在实施严格知识产权司法保护政策的背景下,民事审判中对于权利要求从宽解释,对于损害赔偿从高认定,而刑事审判中罪刑法定原则和宽严并济的司法政策也应得到坚持,所以在“三合一”审判中我们既需要保持清醒,看到刑事诉讼与民事诉讼之间的差异,也需要强调协调统一,不能两种程序相互否定,民刑判决相互冲突。

只有审判理念的实质融合,才能推进实质上的“三合一”审判,化解知识产权民刑交叉所带来的冲突。

深圳中院就在实践中探索出了以“权利审查—犯罪构成要件审查—定罪量刑”为核心的知识产权民刑融合的审判思路。

(二)准确认定“同一事实”

  本质上,知识产权民刑交叉案件处理的核心是知识产权侵权行为罪与非罪的判断,主要涉及权属确认、侵权认定以及法律后果评价等问题。

从事实认定的一致性与诉讼效率之间的衡平出发,在具体处理知识产权民刑交叉案件时,应参考《最高人民法院、最高人民检察院、公安部关于办理非法集资刑事案件适用法律若干问题的意见》以及《最高人民法院关于审理民间借贷案件适用法律若干问题的规定》的相关规定,准确把握该两部司法解释中“同一事实”的判断标准。

如果并不存在“同一事实”,即可认定知识产权刑事程序与民事程序没有实质牵连关系,根据《九民纪要》《商业秘密司法解释》的相关规定,应当仅作为关联案件,民事程序、刑事程序分别审理。

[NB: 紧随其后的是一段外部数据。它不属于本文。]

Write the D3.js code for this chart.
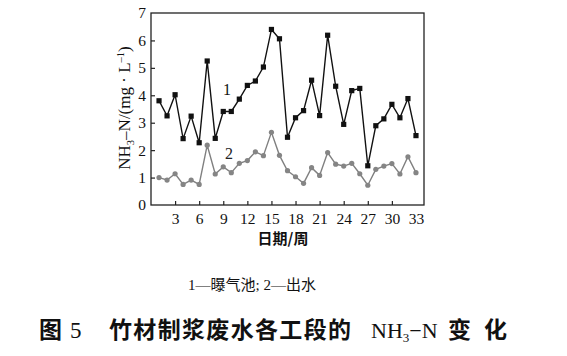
<!DOCTYPE html>
<html><head><meta charset="utf-8">
<script src="https://cdn.jsdelivr.net/npm/d3@7"></script>
<style>body{margin:0;background:#fff}svg{display:block}</style>
</head><body>
<script>
const days = d3.range(1, 34);
const aeration = [3.8,3.25,4.02,2.42,3.24,2.27,5.25,2.43,3.41,3.41,3.86,4.36,4.52,5.03,6.4,6.06,2.47,3.18,3.44,4.55,3.26,6.19,4.33,2.94,4.17,4.25,1.43,2.89,3.14,3.67,3.18,3.88,2.53];
const effluent = [1.0,0.91,1.14,0.75,0.91,0.75,2.18,1.13,1.39,1.18,1.52,1.62,1.94,1.80,2.65,1.81,1.25,1.03,0.79,1.36,1.08,1.91,1.49,1.42,1.52,1.14,0.72,1.30,1.42,1.51,1.13,1.76,1.18];
const xTicks = [3,6,9,12,15,18,21,24,27,30,33];
const yTicks = [0,1,2,3,4,5,6,7];

const W = 567, H = 356;
const svg = d3.select("body").append("svg").attr("width", W).attr("height", H);
const L = 151, R = 424, T = 13, B = 205;
const x = d3.scaleLinear().domain([0, 34]).range([L, R]);
const y = d3.scaleLinear().domain([0, 7]).range([B, T]);
const serif = "'Liberation Serif','DejaVu Serif',serif";
const cjk = "'Noto Sans CJK SC','Noto Sans',sans-serif";

// frame
svg.append("rect").attr("x", L).attr("y", T).attr("width", R - L).attr("height", B - T)
  .attr("fill", "none").attr("stroke", "#222").attr("stroke-width", 1.3);

// axes
const xAxis = svg.append("g").attr("transform", `translate(0,${B})`)
  .call(d3.axisBottom(x).tickValues(xTicks).tickFormat(d3.format("d")).tickSizeInner(-4).tickSizeOuter(0).tickPadding(8));
const yAxis = svg.append("g").attr("transform", `translate(${L},0)`)
  .call(d3.axisLeft(y).tickValues(yTicks).tickFormat(d3.format("d")).tickSizeInner(-4).tickSizeOuter(0).tickPadding(5));
[xAxis, yAxis].forEach(g => {
  g.select(".domain").remove();
  g.selectAll("line").attr("stroke", "#222").attr("stroke-width", 1.2);
  g.selectAll("text").attr("font-family", serif).attr("font-size", 15.5).attr("fill", "#111");
});
yAxis.selectAll(".tick").filter(d => d === 0 || d === 7).select("line").remove();
xAxis.selectAll(".tick").filter(d => d === 33).select("line").remove();

// lines
const line = d3.line().x((d, i) => x(days[i])).y(d => y(d));
svg.append("path").datum(effluent).attr("d", line).attr("fill", "none")
  .attr("stroke", "#808080").attr("stroke-width", 1.4);
svg.selectAll(".c2").data(effluent).join("circle")
  .attr("cx", (d, i) => x(days[i])).attr("cy", d => y(d)).attr("r", 2.6).attr("fill", "#858585");
svg.append("path").datum(aeration).attr("d", line).attr("fill", "none")
  .attr("stroke", "#111").attr("stroke-width", 1.4);
svg.selectAll(".s1").data(aeration).join("rect")
  .attr("x", (d, i) => x(days[i]) - 2.6).attr("y", d => y(d) - 2.6)
  .attr("width", 5.2).attr("height", 5.2).attr("fill", "#111");

// series labels
svg.append("text").attr("x", x(9.45)).attr("y", y(4.0)).attr("text-anchor", "middle")
  .attr("font-family", serif).attr("font-size", 16).attr("fill", "#111").text("1");
svg.append("text").attr("x", x(9.7)).attr("y", y(1.68)).attr("text-anchor", "middle")
  .attr("font-family", serif).attr("font-size", 16).attr("fill", "#222").text("2");

// y label
const yl = svg.append("text").attr("transform", `translate(130,108) rotate(-90)`)
  .attr("text-anchor", "middle").attr("font-family", serif).attr("font-size", 17).attr("fill", "#111");
yl.append("tspan").text("NH");
yl.append("tspan").attr("font-size", 10.5).attr("dy", 4).text("3");
yl.append("tspan").attr("dy", -4).text("–N/(mg · L");
yl.append("tspan").attr("font-size", 10.5).attr("dy", -6).text("–1");
yl.append("tspan").attr("dy", 6).text(")");

// x label
svg.append("text").attr("x", 283).attr("y", 244).attr("text-anchor", "middle")
  .attr("font-family", cjk).attr("font-size", 15).attr("font-weight", 700).attr("fill", "#111").text("日期/周");

// legend note
const lg = svg.append("text").attr("x", 188).attr("y", 290).attr("font-size", 15).attr("fill", "#111");
lg.append("tspan").attr("font-family", serif).text("1—");
lg.append("tspan").attr("font-family", cjk).text("曝气池");
lg.append("tspan").attr("font-family", serif).text("; 2—");
lg.append("tspan").attr("font-family", cjk).text("出水");

// title
const tt = svg.append("g").attr("fill", "#111");
tt.append("text").attr("x", 39).attr("y", 338).attr("font-family", cjk).attr("font-weight", 700).attr("font-size", 23).text("图");
tt.append("text").attr("x", 70).attr("y", 338).attr("font-family", serif).attr("font-size", 23).text("5");
tt.append("text").attr("x", 109).attr("y", 338).attr("font-family", cjk).attr("font-weight", 700).attr("font-size", 23)
  .attr("textLength", 242).attr("lengthAdjust", "spacing").text("竹材制浆废水各工段的");
const nt = tt.append("text").attr("x", 371).attr("y", 338).attr("font-family", serif).attr("font-size", 22);
nt.append("tspan").text("NH");
nt.append("tspan").attr("font-size", 13).attr("dy", 4).text("3");
nt.append("tspan").attr("dy", -4).text("−N");
tt.append("text").attr("x", 448).attr("y", 338).attr("font-family", cjk).attr("font-weight", 700).attr("font-size", 23)
  .attr("textLength", 59).attr("lengthAdjust", "spacing").text("变化");
</script>
</body></html>
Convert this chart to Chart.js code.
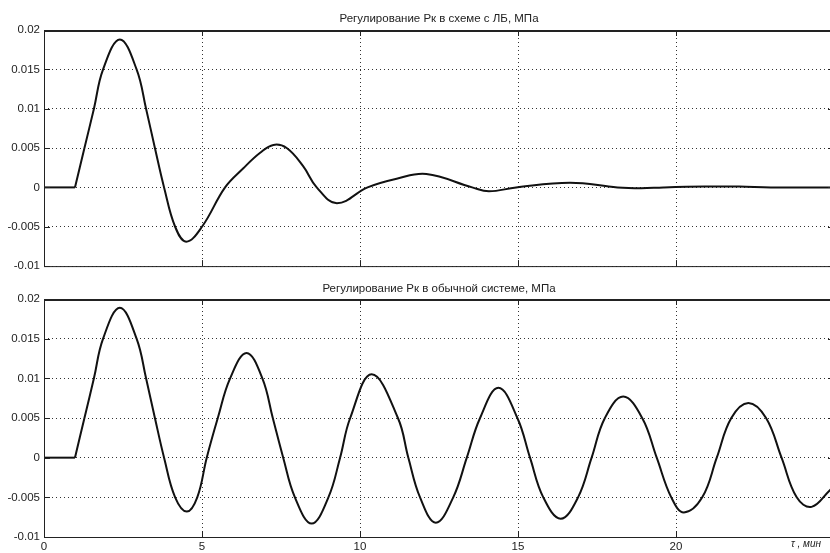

  具体而言,“同一事实”应该从行为主体、相对人以及行为本身三个方面进行严格把握。

首先,从行为实施主体的角度来看,“同一事实”指的是同一主体实施的行为,不同主体实施的行为不属于同一事实。

如果法定代表人、负责人以及其他工作人员构成犯罪,但法人本身不构成犯罪的,鉴于犯罪行为的主体与民事行为的主体属于不同的主体,不应认定为“同一事实”。

其次,从行为相对人角度来看,如刑事案件的受害人同时也是民事法律关系的相对人的,一般可以认定该事实为“同一事实”。

最后,从要件事实的角度来看,只有民事案件争议的事实,同时也是构成刑事犯罪的要件事实的情况下,才属于“同一事实”。

 

(三)类型化处理知识产权民刑交叉案件

  随着科学技术的飞速发展和商业模式的不断变化,相较于传统案件,知识产权领域侵权行为的多样性和复杂性尤为突出。

因此,对于知识产权民刑交叉案件宜根据不同情况采取不同的审理模式。

对于权利存在争议、权属尚不明确或者侵权认定专业技术性较强的知识产权案件,应当秉持刑法的谦抑性,宜优先适用“先民后刑”模式。

而对于权属明确、侵权判断较为直观的知识产权案件,宜优先适用“先刑后民”模式。

具体到《刑法》第213条至219条规定的七种知识产权犯罪中:

  1.对于侵犯著作权和销售侵权复制品两类侵犯著作权的犯罪,因著作权的客体只要满足独创性等实质要件即可获得,著作权的取得和产生不需经过批准或登记手续,对著作权成立与否、侵权作品与著作权之间的比对以及是否属于著作权合理使用都需要根据民事侵权构成要件和民事诉讼证据规则来判断,应优先采用“先民后刑”的审理顺序。